The eight minutes of Anton Webern's 1928 Symphony, Op. 21 - his only symphony- are packed with an emotional and intellectual high tension, and each individual note carries a sense of electric charge. The result is an austere, uniquely 20th-century masterpiece, the first work in which Webern's original and hugely influential style stands fully revealed. The symphony received its first performance by the League of Composers in New York City on December 18, 1929, and was first performed by the Philharmonic in January 1950 under Dimitri Mitropoulos. The Orchestra performed it most recently in March 2002, conducted by Bramwell Tovey.

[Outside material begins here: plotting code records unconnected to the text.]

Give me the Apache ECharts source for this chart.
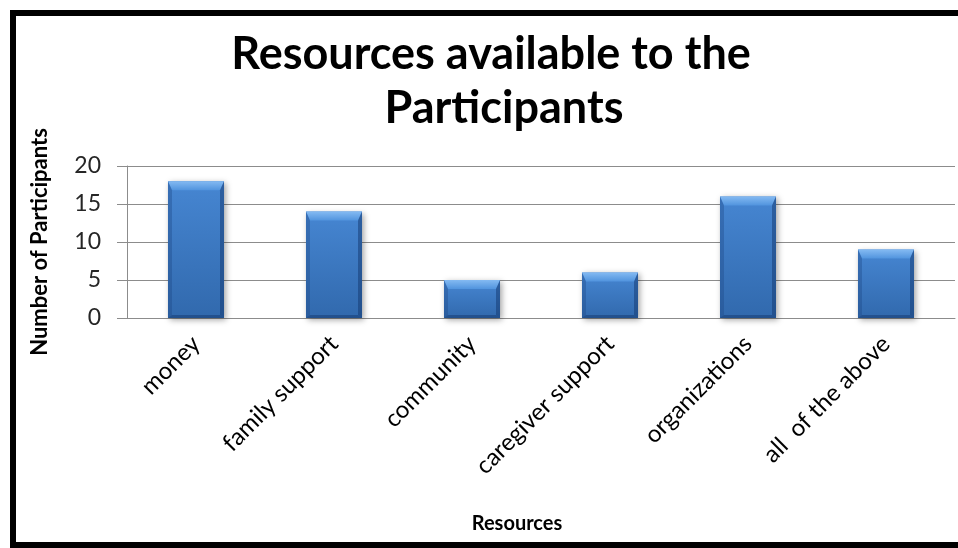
<!DOCTYPE html>
<html>
<head>
<meta charset="utf-8">
<script src="https://cdn.jsdelivr.net/npm/echarts@6/dist/echarts.min.js"></script>
<style>
  html, body { margin: 0; padding: 0; background: #fff; }
  #chart { width: 958px; height: 548px; }
</style>
</head>
<body>
<div id="chart"></div>
<script>
// Resource categories and participant counts
const categories = ['money', 'family support', 'community', 'caregiver support', 'organizations', 'all  of the above'];
const participants = [18, 14, 5, 6, 16, 9];
const yTicks = [0, 5, 10, 15, 20];
const titleLines = ['Resources available to the', 'Participants'];

const FONT = 'Lato, "Open Sans", sans-serif';
const chart = echarts.init(document.getElementById('chart'));

// Bevel overlay drawn on top of each bar, positioned through the axis scales
function bevel(params, api) {
  const i = api.value(0);
  const v = api.value(1);
  const top = api.coord([i, v]);
  const base = api.coord([i, 0]);
  const w = api.size([1, 0])[0] * 0.406;
  const x0 = top[0] - w / 2, x1 = top[0] + w / 2;
  const y0 = top[1], y1 = base[1];
  const b = 9, s = 4;
  return {
    type: 'group',
    children: [
      { type: 'polygon', shape: { points: [[x0, y0], [x1, y0], [x1 - s, y0 + b], [x0 + s, y0 + b]] },
        style: { fill: new echarts.graphic.LinearGradient(0, 0, 0, 1, [{ offset: 0, color: '#84baf2' }, { offset: 1, color: '#5194de' }]) } },
      { type: 'polygon', shape: { points: [[x0, y0], [x0 + s, y0 + b], [x0 + s, y1 - 3], [x0, y1]] },
        style: { fill: 'rgba(30,70,130,0.35)' } },
      { type: 'polygon', shape: { points: [[x1, y0], [x1 - s, y0 + b], [x1 - s, y1 - 3], [x1, y1]] },
        style: { fill: 'rgba(20,55,110,0.5)' } },
      { type: 'polygon', shape: { points: [[x0, y1], [x0 + s, y1 - 3], [x1 - s, y1 - 3], [x1, y1]] },
        style: { fill: 'rgba(20,55,110,0.5)' } }
    ]
  };
}

chart.setOption({
  animation: false,
  backgroundColor: '#fff',
  grid: { left: 127, right: 3, top: 166, bottom: 230, containLabel: false },
  xAxis: {
    type: 'category',
    data: categories,
    axisLine: { lineStyle: { color: '#8c8c8c', width: 1 } },
    axisTick: { show: false },
    axisLabel: { rotate: 45, fontFamily: FONT, fontSize: 24, color: '#000', margin: 22, interval: 0 }
  },
  yAxis: {
    type: 'value',
    min: 0, max: 20, interval: 5,
    name: 'Number of Participants',
    nameLocation: 'middle',
    nameGap: 76,
    nameTextStyle: { fontFamily: FONT, fontWeight: 'bold', fontSize: 22, color: '#000' },
    axisLine: { show: true, lineStyle: { color: '#8c8c8c' } },
    axisTick: { show: true, length: 10, lineStyle: { color: '#8c8c8c' } },
    axisLabel: {
      fontFamily: FONT, fontSize: 23, color: '#262626', margin: 26,
      formatter: v => (yTicks.includes(v) ? String(v) : '')
    },
    splitLine: { lineStyle: { color: '#8c8c8c', width: 1 } }
  },
  graphic: [
    { type: 'rect', z: 100, silent: true,
      shape: { x: 13, y: 13, width: 960, height: 532 },
      style: { fill: 'none', stroke: '#000', lineWidth: 6 } },
    { type: 'text', z: 100, x: 491, y: 54,
      style: { text: titleLines[0], fontFamily: FONT, fontWeight: 'bold', fontSize: 45, fill: '#000', align: 'center', verticalAlign: 'middle' } },
    { type: 'text', z: 100, x: 504, y: 108,
      style: { text: titleLines[1], fontFamily: FONT, fontWeight: 'bold', fontSize: 45, fill: '#000', align: 'center', verticalAlign: 'middle' } },
    { type: 'text', z: 100, x: 517, y: 524,
      style: { text: 'Resources', fontFamily: FONT, fontWeight: 'bold', fontSize: 20, fill: '#000', align: 'center', verticalAlign: 'middle' } }
  ],
  series: [
    {
      type: 'bar',
      data: participants,
      barWidth: '40.6%',
      itemStyle: {
        color: new echarts.graphic.LinearGradient(0, 0, 0, 1, [
          { offset: 0, color: '#4686d2' },
          { offset: 1, color: '#3169ad' }
        ]),
        shadowColor: 'rgba(0,0,0,0.35)', shadowBlur: 6, shadowOffsetX: 2, shadowOffsetY: 2
      }
    },
    {
      type: 'custom',
      renderItem: bevel,
      data: participants.map((v, i) => [i, v]),
      z: 3,
      silent: true
    }
  ]
});
</script>
</body>
</html>
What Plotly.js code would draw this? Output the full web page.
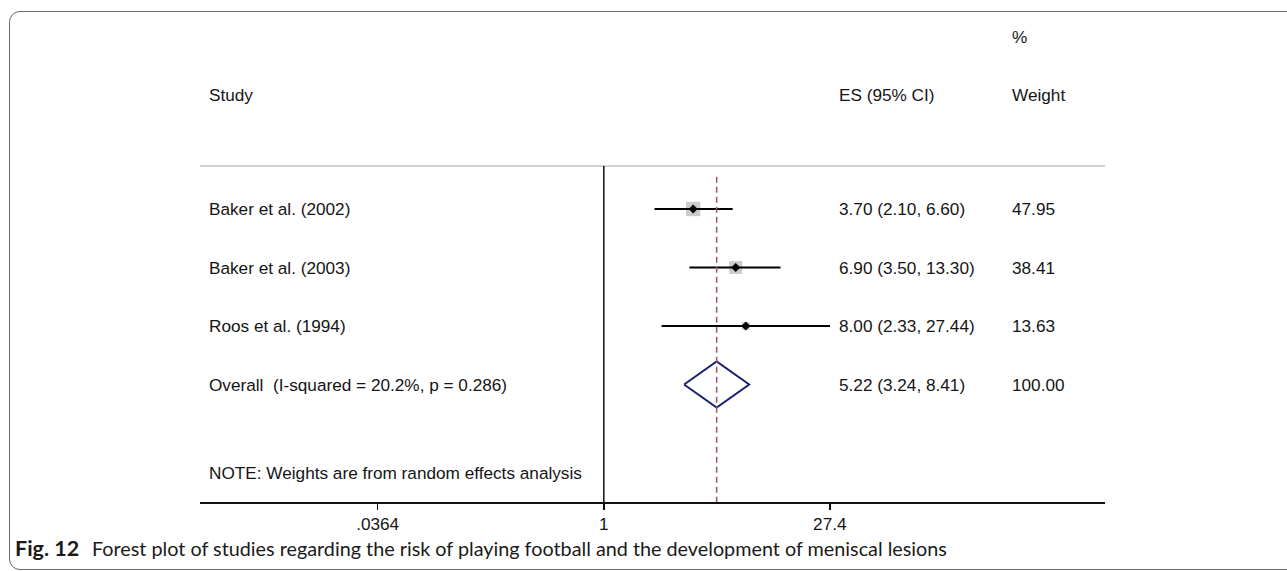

Until his marriage to Clara Wieck in 1840, Robert Schumann composed exclusively for the instrument on which he was most proficient: the piano. But after his marriage he wrote surprisingly little for the piano, instead turning his attention to other genres in quick succession. By 1845, the year he wrote his Symphony No. 2, Schumann had gained considerable experience as an orchestral composer, but getting the notes on paper was not easy at first. In September 1845, weighed down by illness and depression, he wrote to Mendelssohn: "All writing is a severe strain on me... I itch and twitch every day in a hundred different places. A mysterious complaint - whenever the doctor tries to put his finger on the thing, it seems to take wings. But better times will come again; and to
look at my wife and children is joy enough." Suddenly, in the second week of December, Schumann was struck with inspiration, and in the space of about three weeks he composed the entire symphony. The New York Philharmonic first performed the Symphony No. 2 in January 1854, led by Theodore Eisfeld, and most recently, on tour in Dresden in November 2005, conducted by Lorin Maazel.